For playing host to a musical happening that became a cultural byword for the entire 1960s despite being, from a business and planning perspective, basically the Fyre Festival of its time, the venue for Woodstock is now on the National Register of Historic Places.
Democratic Gov. Andrew Cuomo announced on Tuesday that Bethel Woods Center for the Arts in the Hudson Valley town of Bethel has been placed on the National Register of Historic Places.

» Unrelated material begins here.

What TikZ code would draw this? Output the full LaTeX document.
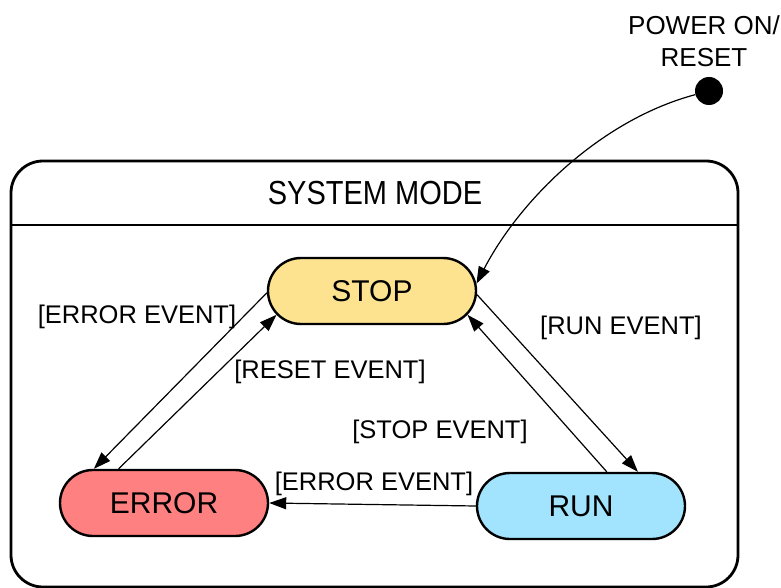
\documentclass[tikz,border=0pt]{standalone}
\usepackage{fontspec}
\setmainfont{Liberation Sans}
\usetikzlibrary{shapes.misc,arrows.meta}
\definecolor{stopfill}{HTML}{FDE38F}
\definecolor{errfill}{HTML}{FF8080}
\definecolor{runfill}{HTML}{A2E4FD}
\tikzset{
  state/.style={rounded rectangle, draw=black, line width=2.4pt, minimum width=208pt, minimum height=66pt, inner sep=0pt, font=\fontsize{30}{34}\selectfont},
  lbl/.style={font=\fontsize{25.5}{28}\selectfont, inner sep=0pt},
  conn/.style={line width=1.2pt, -{Triangle[length=17pt,width=12pt]}},
}
\begin{document}
\begin{tikzpicture}[x=1pt,y=-1pt]
\useasboundingbox (0,0) rectangle (781,588);
% frame
\draw[line width=2.8pt, rounded corners=32pt] (11,161) rectangle (738,587);
\draw[line width=2.8pt] (11,225) -- (738,225);
\node[font=\fontsize{29}{32}\selectfont, inner sep=0pt] (title) at (375,193) {\scalebox{1}[1.15]{SYSTEM MODE}};
% states
\node[state, fill=stopfill] (STOP) at (372,291) {STOP};
\node[state, fill=errfill] (ERROR) at (164,503) {ERROR};
\node[state, fill=runfill] (RUN) at (581,506) {RUN};
% initial
\node[circle, fill=black, minimum size=28pt, inner sep=0pt] (dot) at (709,91) {};
\node[align=center, font=\fontsize{26}{32}\selectfont, inner sep=0pt] (power) at (704,41) {POWER ON/\\RESET};
\draw[conn] (dot) .. controls +(-109,29) and +(43,-83) .. (STOP.4);
% transitions
\draw[conn] (STOP.181) -- (ERROR.154);
\draw[conn] (ERROR.143) -- (STOP.194);
\draw[conn] (STOP.358) -- (RUN.31);
\draw[conn] (RUN.53) -- (STOP.346);
\draw[conn] (RUN.west) -- (ERROR.east);
% labels
\node[lbl] (l1) at (137,317) {[ERROR EVENT]};
\node[lbl] (l2) at (330,372) {[RESET EVENT]};
\node[lbl] (l3) at (621,328) {[RUN EVENT]};
\node[lbl] (l4) at (440,432) {[STOP EVENT]};
\node[lbl] (l5) at (374,484) {[ERROR EVENT]};
\end{tikzpicture}
\end{document}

Cuomo says the festival that drew nearly half a million people to Max Yasgur’s dairy farm was a “pivotal moment in both New York and American history,” and the recognition will preserve the landmark for future generations
The venue is, of course, no longer a farm turned giant mud pit populated by hippies. NPR explains that it is now more of an arts complex:
Bethel Woods, which was a farm when half a million people trekked to upstate New York for the festival that created its legend, includes an 800-acre “campus” with a museum, a 15,000-seat amphitheater, a smaller gallery space and arts conservatory which opened in June 2008 following a $100 million investment. The onetime “Aquarian Exposition” now takes as its mission educating people on the “issues and lessons” of that turbulent decade which was both culminated and dispatched by that mid-August, rain-flecked, three-day celebration of peace and love.
The next show will feature Train, O.A.R., and Natasha Bedingfield.
Congrats to the Baby Boomers. Can’t wait to see what gets landmarked on behalf us beleaguered millennials.